More trust in dentists than doctors

We trust our dentist more than we trust our doctor, according to new research.

There is a long-held view of the traditional family GP widely trusted within the community, always on hand to dish out advice.

But new research reveals that dentists are winning the race for trust, as 88% of people surveyed in a new poll confirmed they have a very high degree of trust in their dentist, even greater than in their doctor.

The poll, conducted by Bray Leino, also revealed twice as many people (19.7%) value their relationship with their dentist over their doctor (9.9%). The level of trust is reflected in the amount of people following advice from their dentist, with more than three in four people (76.4%) deciding how often they went for a check-up based on when their dentist recommended.

It isn’t all good news, as the research also points to almost two in every three people not visiting the dentist for at least three years, while more than one in four people (27%) who don’t visit their dentist cite fear as the reason for not doing so.

Psychologist Emma Kenny explained: ‘Trust underpins much of our motivation in life; when we feel that someone is on our side and has our best interests at heart it makes sense that we will act in accordance with their suggestions.

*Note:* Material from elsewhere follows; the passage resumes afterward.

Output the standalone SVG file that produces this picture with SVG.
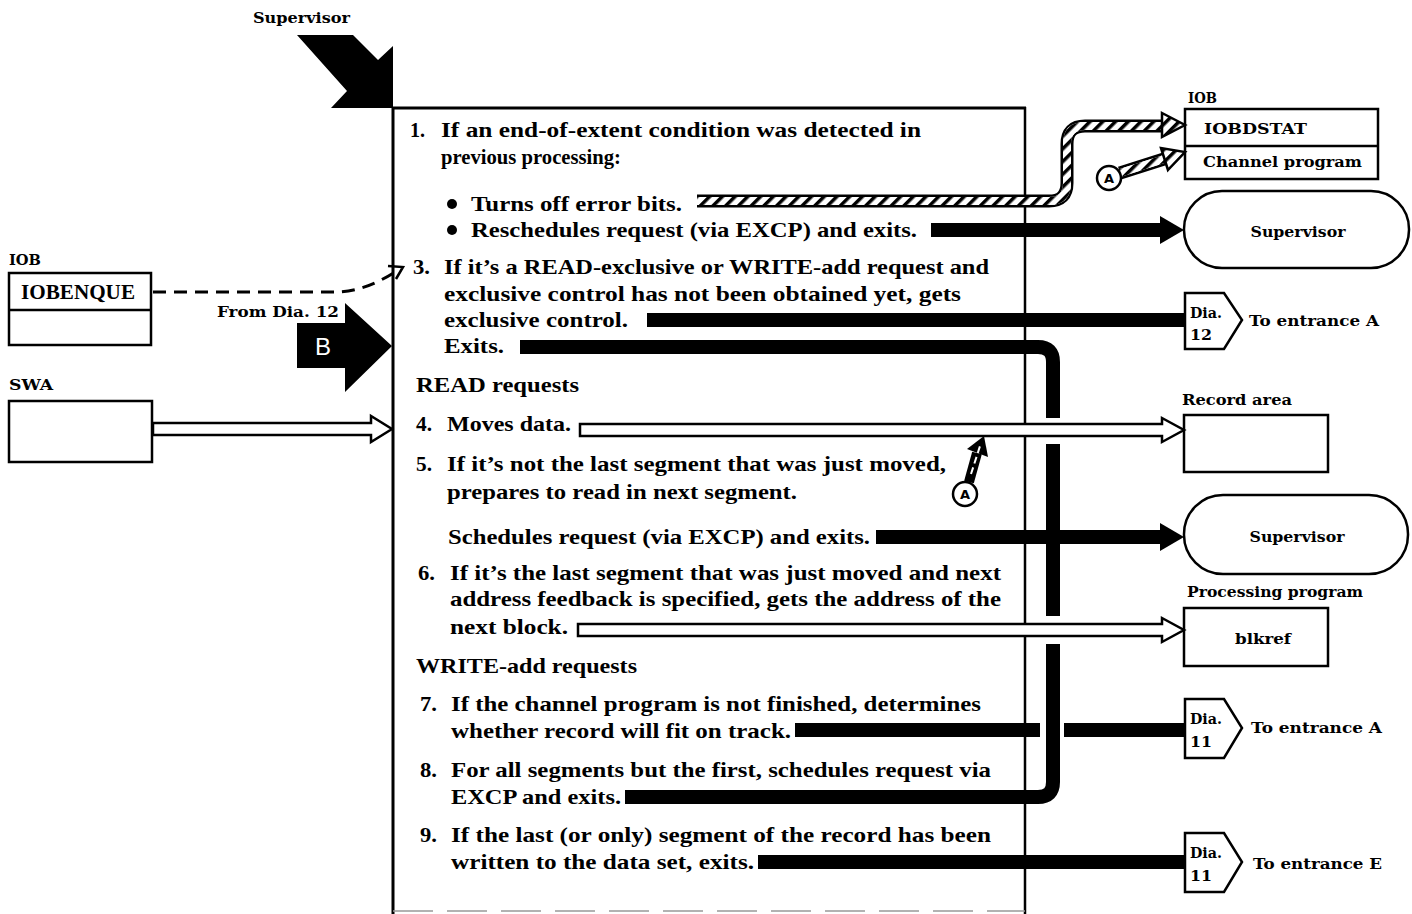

‘Dentists are such important people in our lives for the whole of our lives, ensuring that our dental health and hygiene remain at a high level and encouraging good levels of self-esteem. It’s great to see how such important health professionals figure in the nation’s opinion.’

Chief executive of the British Dental Health Foundation, Dr Nigel Carter, said: ‘The research is very encouraging. The excellent relationship that clearly exists between the patient and the dentist will hopefully result in oral health improvements throughout generations.

‘There is a culture developing where patients will only visit their doctor when there is a problem. It is reassuring to see so many people actively choosing to seek preventive measures rather than simply waiting for something to go wrong. Those who still choose not to visit their dentist may do so for genuine reasons, and fear certainly is one, but advances in technology and the number of nervous patients means more provisions than ever before are available to treat them.

‘The more the patient trusts their dentist, the more likely it is they will brush their teeth for two minutes twice a day using a fluoride toothpaste, cut down on how often they have sugary foods and drinks and, as the survey suggests, the more likely they are to visit their dentist regularly, as often as they recommend. And it doesn’t stop with advice.

‘An excellent level of trust and communication will mean both the patient and the dentist would be happier discussing treatments that aren’t quite as basic. If you trust your dentist, then even as purse strings continue to tighten, you’re more likely to follow their advice if they recommend a course of orthodontic or cosmetic treatment. The key is visiting as often as they recommend.’